# Written exercise
Every line below is to be copied exactly, with the pictures left out.

# Given data
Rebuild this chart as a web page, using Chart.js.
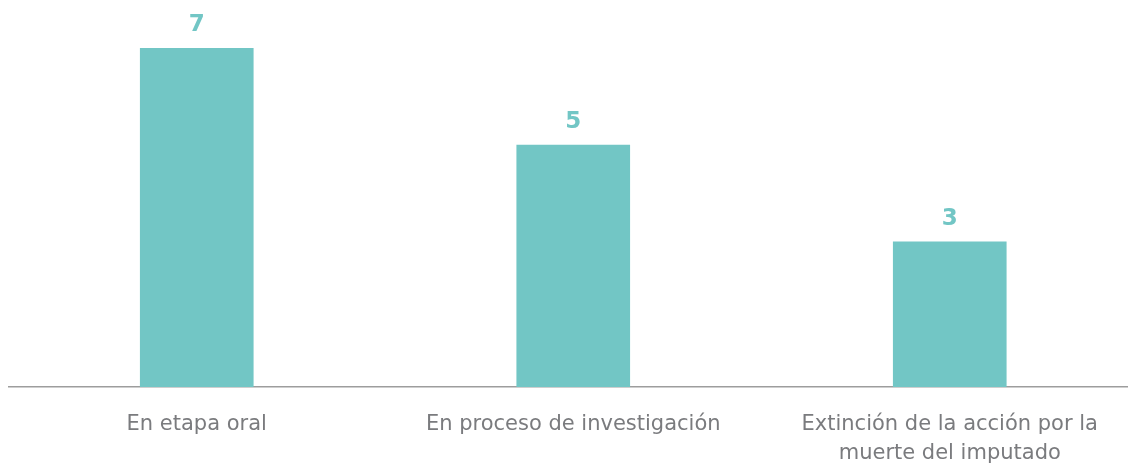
<!DOCTYPE html>
<html>
<head>
<meta charset="utf-8">
<script src="https://cdn.jsdelivr.net/npm/chart.js@4"></script>
<style>
  html, body { margin: 0; padding: 0; background: #fff; overflow: hidden; }
  #wrap { width: 1138px; height: 465px; }
</style>
</head>
<body>
<div id="wrap"><canvas id="chart" width="1138" height="465"></canvas></div>
<script>
// Chart data
const categories = [
    'En etapa oral',
    'En proceso de investigación',
    ['Extinción de la acción por la', 'muerte del imputado']
];
const values = [7, 5, 3];
const yMax = 8;

const teal = '#72c6c5';
const labelGrey = '#7a7b7e';

// Value labels above each bar
const valueLabels = {
    id: 'valueLabels',
    afterDatasetsDraw(chart) {
        const ctx = chart.ctx;
        const meta = chart.getDatasetMeta(0);
        ctx.save();
        ctx.fillStyle = teal;
        ctx.font = 'bold 23px "DejaVu Sans"';
        ctx.textAlign = 'center';
        ctx.textBaseline = 'middle';
        meta.data.forEach(function(bar, i) {
            ctx.fillText(String(values[i]), bar.x, bar.y - 23);
        });
        ctx.restore();
    }
};

new Chart(document.getElementById('chart'), {
    type: 'bar',
    data: {
        labels: categories,
        datasets: [{
            data: values,
            backgroundColor: teal,
            barThickness: 113
        }]
    },
    options: {
        responsive: false,
        animation: false,
        layout: { padding: { left: 8.5, right: 0, top: 0, bottom: 0 } },
        plugins: { legend: { display: false }, tooltip: { enabled: false } },
        scales: {
            x: {
                grid: { display: false },
                border: { display: true, color: '#9d9d9d', width: 1.5 },
                ticks: {
                    color: labelGrey,
                    font: { family: '"DejaVu Sans"', size: 21, lineHeight: 1.38 },
                    padding: 15,
                    maxRotation: 0,
                    autoSkip: false
                },
                afterFit(scale) { scale.height = 78; }
            },
            y: {
                display: false,
                min: 0,
                max: yMax
            }
        }
    },
    plugins: [valueLabels]
});
</script>
</body>
</html>
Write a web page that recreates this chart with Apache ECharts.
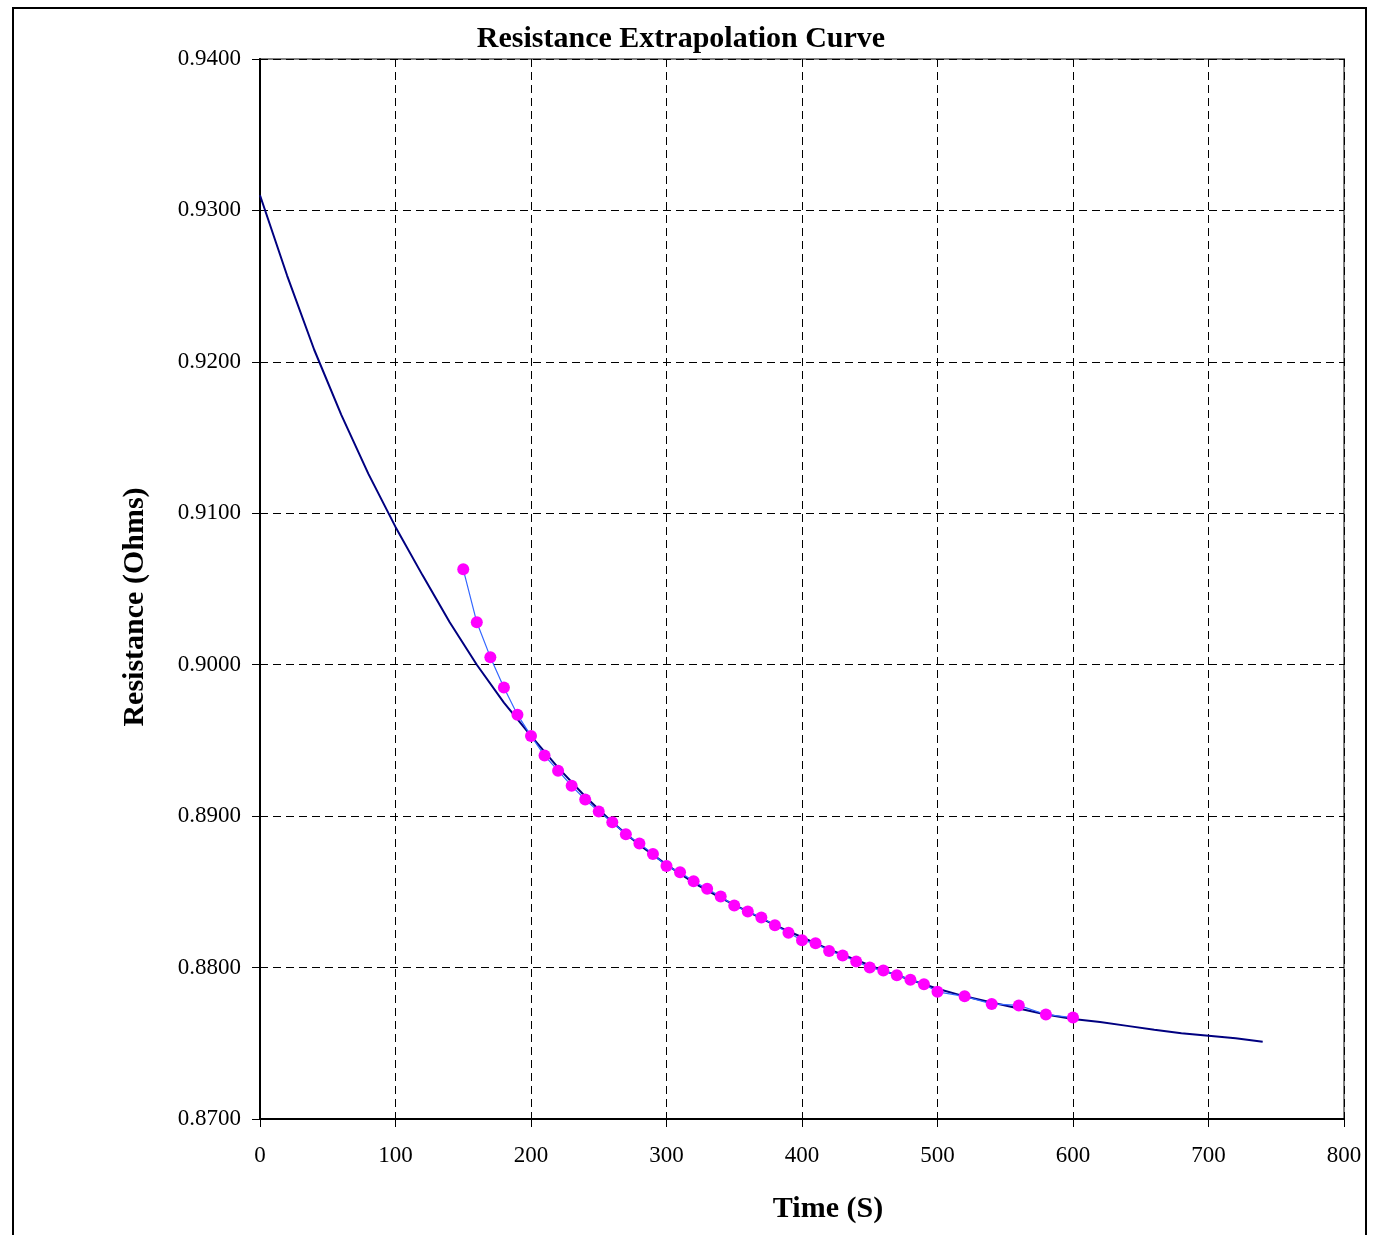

# The answer
Rebuild this chart as a web page, using Chart.js.
<!DOCTYPE html>
<html>
<head>
<meta charset="utf-8">
<script src="https://cdn.jsdelivr.net/npm/chart.js@4"></script>
<style>
  html, body { margin: 0; padding: 0; background: #fff; overflow: hidden; }
  #wrap { width: 1138px; height: 465px; }
</style>
</head>
<body>
<div id="wrap"><canvas id="chart" width="1138" height="465"></canvas></div>
<script>
// Chart data
const categories = [
    'En etapa oral',
    'En proceso de investigación',
    ['Extinción de la acción por la', 'muerte del imputado']
];
const values = [7, 5, 3];
const yMax = 8;

const teal = '#72c6c5';
const labelGrey = '#7a7b7e';

// Value labels above each bar
const valueLabels = {
    id: 'valueLabels',
    afterDatasetsDraw(chart) {
        const ctx = chart.ctx;
        const meta = chart.getDatasetMeta(0);
        ctx.save();
        ctx.fillStyle = teal;
        ctx.font = 'bold 23px "DejaVu Sans"';
        ctx.textAlign = 'center';
        ctx.textBaseline = 'middle';
        meta.data.forEach(function(bar, i) {
            ctx.fillText(String(values[i]), bar.x, bar.y - 23);
        });
        ctx.restore();
    }
};

new Chart(document.getElementById('chart'), {
    type: 'bar',
    data: {
        labels: categories,
        datasets: [{
            data: values,
            backgroundColor: teal,
            barThickness: 113
        }]
    },
    options: {
        responsive: false,
        animation: false,
        layout: { padding: { left: 8.5, right: 0, top: 0, bottom: 0 } },
        plugins: { legend: { display: false }, tooltip: { enabled: false } },
        scales: {
            x: {
                grid: { display: false },
                border: { display: true, color: '#9d9d9d', width: 1.5 },
                ticks: {
                    color: labelGrey,
                    font: { family: '"DejaVu Sans"', size: 21, lineHeight: 1.38 },
                    padding: 15,
                    maxRotation: 0,
                    autoSkip: false
                },
                afterFit(scale) { scale.height = 78; }
            },
            y: {
                display: false,
                min: 0,
                max: yMax
            }
        }
    },
    plugins: [valueLabels]
});
</script>
</body>
</html>
Write a web page that recreates this chart with Apache ECharts.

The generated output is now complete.